_What you are asked to do_
Nothing after the line with "import seaborn as sns" belongs in the copy; extract the lines below from the top through that line, pictures left out.

#####

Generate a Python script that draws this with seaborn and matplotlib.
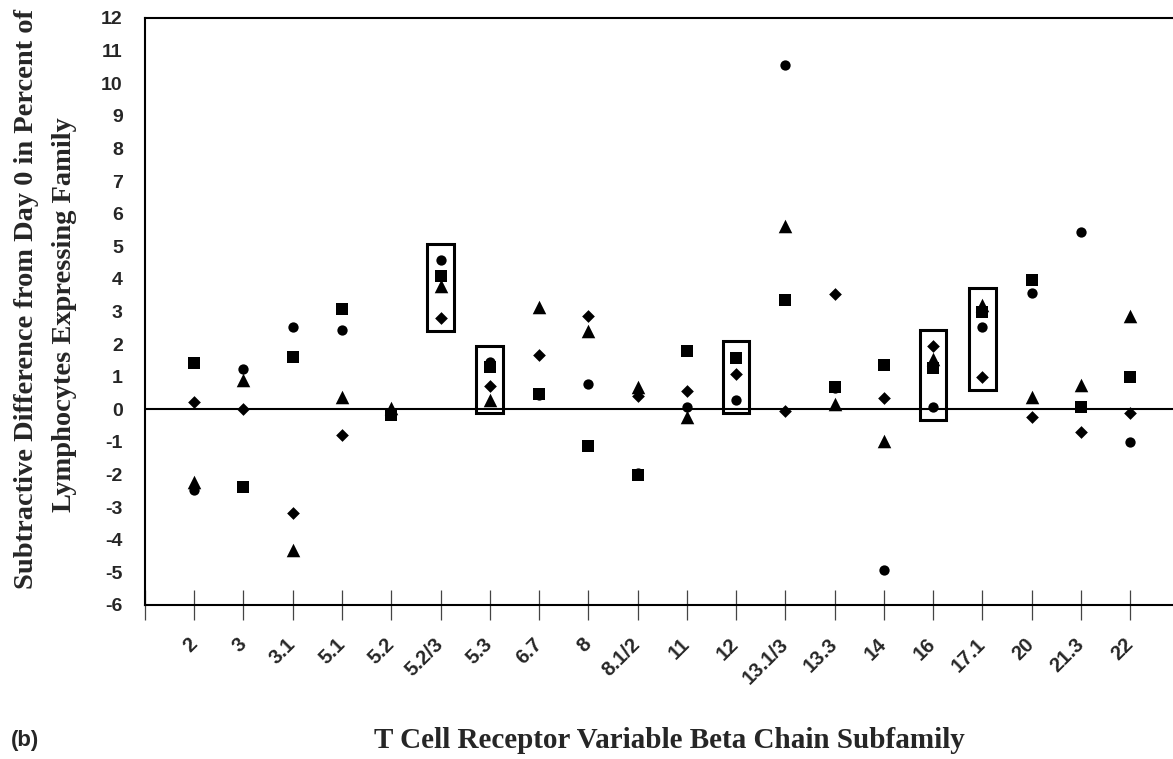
import numpy as np
import pandas as pd
import matplotlib
matplotlib.use("Agg")
import matplotlib.pyplot as plt
from matplotlib.patches import Rectangle
import seaborn as sns

subfamilies = ["2", "3", "3.1", "5.1", "5.2", "5.2/3", "5.3", "6.7", "8", "8.1/2",
               "11", "12", "13.1/3", "13.3", "14", "16", "17.1", "20", "21.3", "22"]

circle = [-2.46, 1.24, 2.51, 2.42, np.nan, 4.57, 1.45, 0.45, 0.79, -1.95,
          0.06, 0.28, 10.55, 0.65, -4.93, 0.08, 2.51, 3.58, 5.45, -1.0]
square = [1.42, -2.39, 1.61, 3.09, -0.18, 4.10, 1.30, 0.48, -1.11, -2.0,
          1.78, 1.58, 3.36, 0.67, 1.37, 1.27, 2.97, 3.98, 0.08, 1.0]
triangle = [-2.22, 0.91, -4.30, 0.39, 0.05, 3.79, 0.30, 3.15, 2.39, 0.69,
            -0.25, np.nan, 5.61, 0.16, -0.97, 1.55, 3.21, 0.39, 0.75, 2.85]
diamond = [0.21, 0.0, -3.19, -0.79, np.nan, 2.79, 0.73, 1.67, 2.87, 0.42,
           0.57, 1.09, -0.04, 3.54, 0.36, 1.94, 1.0, -0.22, -0.69, -0.12]

boxed = ["5.2/3", "5.3", "12", "16", "17.1"]

series = {"circle": circle, "square": square, "triangle": triangle, "diamond": diamond}
markers = {"circle": "o", "square": "s", "triangle": "^", "diamond": "D"}
sizes = {"circle": 55, "square": 78, "triangle": 95, "diamond": 42}

pos = np.arange(1, len(subfamilies) + 1)
df = pd.concat([pd.DataFrame({"pos": pos, "value": v, "series": k})
                for k, v in series.items()], ignore_index=True)

sns.set_style("white")
plt.rcParams["font.family"] = ["Liberation Sans", "DejaVu Sans"]
serif = ["Liberation Serif", "DejaVu Serif"]

fig = plt.figure(figsize=(11.73, 7.59), dpi=100)
ax = fig.add_axes([0.1236, 0.2029, 0.8764, 0.7734])

for name in series:
    sub = df[df["series"] == name]
    sns.scatterplot(data=sub, x="pos", y="value", marker=markers[name],
                    s=sizes[name], color="black", linewidth=0, ax=ax, zorder=3)

ax.axhline(0, color="black", lw=1.5, zorder=2)

# boxes around the highlighted subfamilies
for lab in boxed:
    i = subfamilies.index(lab)
    vals = [v[i] for v in series.values() if not np.isnan(v[i])]
    lo, hi = min(vals) - 0.4, max(vals) + 0.5
    ax.add_patch(Rectangle((pos[i] - 0.27, lo), 0.54, hi - lo, fill=False,
                           ec="black", lw=2.2, zorder=4))

ax.set_xlim(0, 20.87)
ax.set_ylim(-6, 12)
ax.set_yticks(range(-6, 13))
ax.set_yticklabels([str(t) for t in range(-6, 13)], fontsize=14, fontweight="bold")
ax.set_xticks(range(0, len(subfamilies) + 1))
ax.set_xticklabels([""] + subfamilies, fontsize=14.5, fontweight="bold",
                   rotation=45, ha="right", va="center", rotation_mode="anchor")
ax.tick_params(axis="x", bottom=True, direction="inout", length=22, width=0.9,
               color="#444444", pad=15)
ax.tick_params(axis="y", left=True, length=0, pad=16)

for side in ["left", "bottom", "top"]:
    ax.spines[side].set_color("black")
    ax.spines[side].set_linewidth(1.5)
ax.spines["right"].set_visible(False)

ax.set_xlabel("")
ax.set_ylabel("")
fig.text(0.023, 0.606, "Subtractive Difference from Day 0 in Percent of",
         rotation=90, ha="center", va="center", fontsize=20.5, fontweight="bold",
         family=serif)
fig.text(0.055, 0.585, "Lymphocytes Expressing Family",
         rotation=90, ha="center", va="center", fontsize=20.5, fontweight="bold",
         family=serif)
fig.text(0.571, 0.024, "T Cell Receptor Variable Beta Chain Subfamily",
         ha="center", va="center", fontsize=21, fontweight="bold", family=serif)
fig.text(0.009, 0.024, "(b)", ha="left", va="center", fontsize=16, fontweight="bold")

fig.savefig("out.png", dpi=100)
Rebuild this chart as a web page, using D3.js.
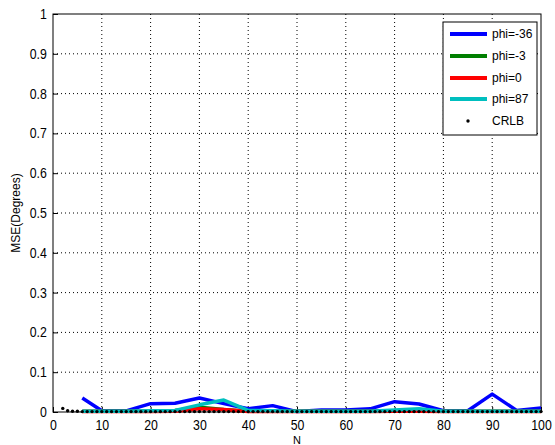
<!DOCTYPE html>
<html><head><meta charset="utf-8">
<script src="https://cdn.jsdelivr.net/npm/d3@7"></script>
<style>body{margin:0;background:#fff}svg{display:block}text{font-family:"Liberation Sans",Arial,sans-serif}</style>
</head><body><svg id="c" width="555" height="445"></svg>
<script>
const seriesN = [6,10,15,20,25,30,35,40,45,50,55,60,65,70,75,80,85,90,95,100];
const phiM36 = [0.035,0.003,0.003,0.021,0.022,0.035,0.021,0.008,0.016,0.001,0.005,0.005,0.008,0.026,0.02,0.003,0.003,0.045,0.004,0.01];
const phiM3  = [0.002,0.002,0.002,0.002,0.004,0.012,0.006,0.002,0.002,0.002,0.002,0.002,0.002,0.003,0.004,0.002,0.002,0.002,0.002,0.002];
const phi0   = [0.001,0.001,0.001,0.001,0.002,0.008,0.006,0.001,0.001,0.001,0.001,0.001,0.001,0.002,0.002,0.001,0.001,0.001,0.001,0.001];
const phi87  = [0.002,0.002,0.002,0.003,0.004,0.018,0.03,0.004,0.003,0.002,0.002,0.002,0.002,0.005,0.008,0.002,0.002,0.002,0.002,0.002];
const crlbN = [2,3,4,5,6,7,8,9,10,11,12,13,14,15,16,17,18,19,20,21,22,23,24,25,26,27,28,29,30,31,32,33,34,35,36,37,38,39,40,41,42,43,44,45,46,47,48,49,50,51,52,53,54,55,56,57,58,59,60,61,62,63,64,65,66,67,68,69,70,71,72,73,74,75,76,77,78,79,80,81,82,83,84,85,86,87,88,89,90,91,92,93,94,95,96,97,98,99,100];
const crlbVal = [0.009,0.003,0.002,0.002,0.001,0.001,0.001,0.001,0.001,0.001,0.001,0.001,0.001,0.001,0.001,0.001,0.001,0.001,0.001,0.001,0.001,0.001,0.001,0.001,0.001,0.001,0.001,0.001,0.001,0.001,0.001,0.001,0.001,0.001,0.001,0.001,0.001,0.001,0.001,0.001,0.001,0.001,0.001,0.001,0.001,0.001,0.001,0.001,0.001,0.001,0.001,0.001,0.001,0.001,0.001,0.001,0.001,0.001,0.001,0.001,0.001,0.001,0.001,0.001,0.001,0.001,0.001,0.001,0.001,0.001,0.001,0.001,0.001,0.001,0.001,0.001,0.001,0.001,0.001,0.001,0.001,0.001,0.001,0.001,0.001,0.001,0.001,0.001,0.001,0.001,0.001,0.001,0.001,0.001,0.001,0.001,0.001,0.001,0.001];
const xTicks = [0,10,20,30,40,50,60,70,80,90,100];
const yTicks = [0,0.1,0.2,0.3,0.4,0.5,0.6,0.7,0.8,0.9,1];
const seriesNames = ["phi=-36","phi=-3","phi=0","phi=87"];
const seriesColors = ["#0000ff","#007f00","#ff0000","#00bfbf"];
const seriesData = [phiM36, phiM3, phi0, phi87];

const L=53, R=541, T=14, B=412;
const svg = d3.select("#c");
const x = d3.scaleLinear().domain([0,100]).range([L,R]);
const y = d3.scaleLinear().domain([0,1]).range([B,T]);

// grid
const g = svg.append("g");
g.selectAll(".gx").data(xTicks.slice(1,-1)).enter().append("line")
 .attr("x1",d=>x(d)).attr("x2",d=>x(d)).attr("y1",T).attr("y2",B)
 .attr("stroke","#000").attr("stroke-dasharray","1,3").attr("stroke-width",1);
g.selectAll(".gy").data(yTicks.slice(1,-1)).enter().append("line")
 .attr("y1",d=>y(d)).attr("y2",d=>y(d)).attr("x1",L).attr("x2",R)
 .attr("stroke","#000").attr("stroke-dasharray","1,3").attr("stroke-width",1);

// axes
const xa = svg.append("g").attr("transform",`translate(0,${B})`)
 .call(d3.axisBottom(x).tickValues(xTicks).tickFormat(d3.format("d")).tickSizeInner(-5).tickSizeOuter(0).tickPadding(8));
const ya = svg.append("g").attr("transform",`translate(${L},0)`)
 .call(d3.axisLeft(y).tickValues(yTicks).tickFormat(d=>d===0?"0":d===1?"1":d3.format(".1f")(d)).tickSizeInner(-5).tickSizeOuter(0).tickPadding(7));
[xa,ya].forEach(a=>{a.select(".domain").remove();a.selectAll("line").attr("stroke","#000");
 a.selectAll("text").attr("font-size","14px").attr("fill","#000").attr("transform","scale(0.88,1)")
  .attr("font-family","Liberation Sans, Arial, sans-serif");});

// box
svg.append("rect").attr("x",L).attr("y",T).attr("width",R-L).attr("height",B-T)
 .attr("fill","none").attr("stroke","#000").attr("stroke-width",1);

// lines
const line = d3.line().x((d,i)=>x(seriesN[i])).y(d=>y(d));
seriesData.forEach((s,k)=>{
  svg.append("path").datum(s).attr("d",line).attr("fill","none")
   .attr("stroke",seriesColors[k]).attr("stroke-width",3.5).attr("stroke-linejoin","round");
});
// CRLB markers
svg.append("g").selectAll("circle").data(crlbVal).enter().append("circle")
 .attr("cx",(d,i)=>x(crlbN[i])).attr("cy",d=>y(d)).attr("r",1.7).attr("fill","#000");

// labels
svg.append("text").attr("x",(L+R)/2).attr("y",444).attr("text-anchor","middle").attr("font-size","11px").text("N");
svg.append("text").attr("transform",`translate(20,${(T+B)/2}) rotate(-90)`).attr("text-anchor","middle").attr("font-size","12px").text("MSE(Degrees)");

// legend
const lg = svg.append("g");
lg.append("rect").attr("x",443).attr("y",22).attr("width",94).attr("height",113).attr("fill","#fff").attr("stroke","#000").attr("stroke-width",1);
const rows = [34,56,78,99,121];
seriesNames.forEach((n,k)=>{
  lg.append("line").attr("x1",450).attr("x2",487).attr("y1",rows[k]).attr("y2",rows[k]).attr("stroke",seriesColors[k]).attr("stroke-width",4);
  lg.append("text").attr("x",492).attr("y",rows[k]+4).attr("font-size","12px").text(n);
});
lg.append("circle").attr("cx",468).attr("cy",rows[4]).attr("r",1.7).attr("fill","#000");
lg.append("text").attr("x",492).attr("y",rows[4]+4).attr("font-size","12px").text("CRLB");
</script></body></html>
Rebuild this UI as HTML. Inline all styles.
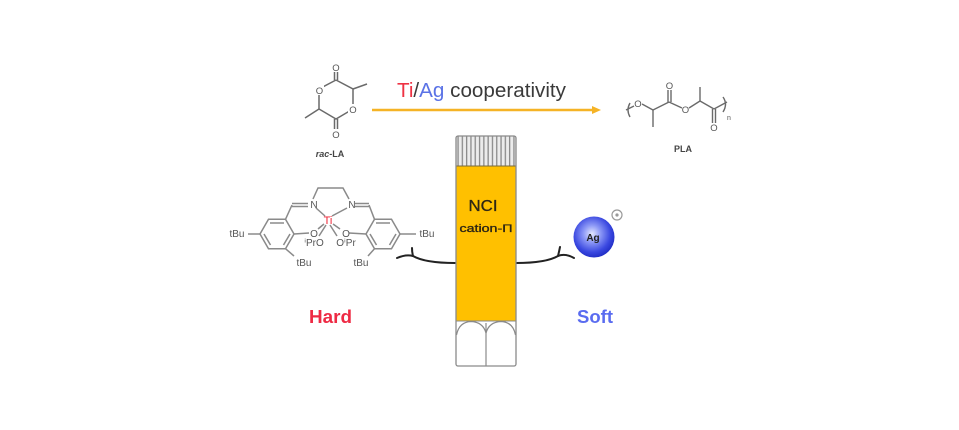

#####

_Response_
Generate a Python script that draws this with seaborn and matplotlib.
import numpy as np
import pandas as pd
import matplotlib
matplotlib.use("Agg")
import matplotlib.pyplot as plt
from matplotlib.patches import Rectangle
import seaborn as sns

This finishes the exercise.